Serendipity touched me again this past weekend as I worked the booth for FTA out at the Blountstown Greenway grand opening. I went to pick up a new trail guide to Apalachicola Bluffs & Ravines Preserve and ended up talking to Leigh Brooks, who lives just up the street from the Gholson Nature Park in Chattahoochee. When I mentioned I planned to stop there and hike on my way home, she said “let me introduce you to Angus!” I met her the next morning and we visited Angus in his Herbarium, the world’s most complete collection of Apalachicola River basin botany, that he’s accumulated and preserved for decades in what used to be a Model T garage.

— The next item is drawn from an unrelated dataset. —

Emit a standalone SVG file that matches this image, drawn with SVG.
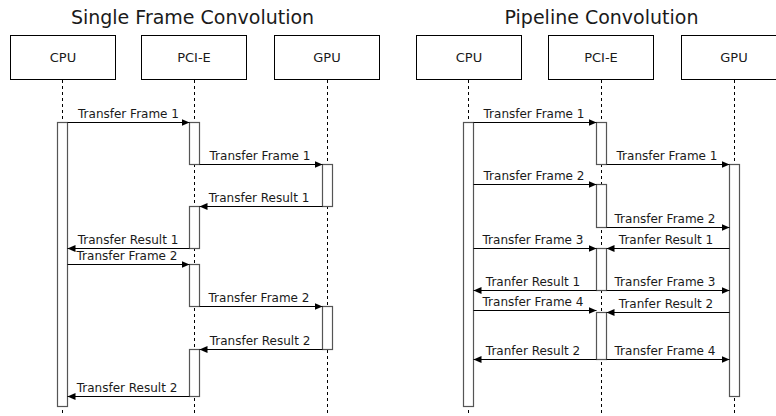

A native of Chattahoochee, Angus and his wife live in the house he grew up in, and he’s spent a lifetime roaming the steepheads and forest slopes along the Apalachicola River in search of botanical wonders. He’s even discovered a few never known of before, so there are some named for him.

We took a walk together at the park, savoring the deep shade and the hundreds of tiny flowers just-past-bloom and in bloom along the steep slopes. It was important to me to pay attention to the botany and to Angus, so I didn’t take my usual trail notes…I’ll return and do that later. Suffice to say for now that this is a park that anyone who loves wildflowers should make sure they don’t miss.

In addition to fringed campion (very showy) and woodland pinkroot, we saw green dragon and a milkweed that is endemic to the area. Further expedition with Leigh on a nearby tract let me see lance-leaved trillium and croomia, and she made a point of showing me every little nook and cranny around Chattahoochee where wildflowers could be found. What a fabulous destination for flora!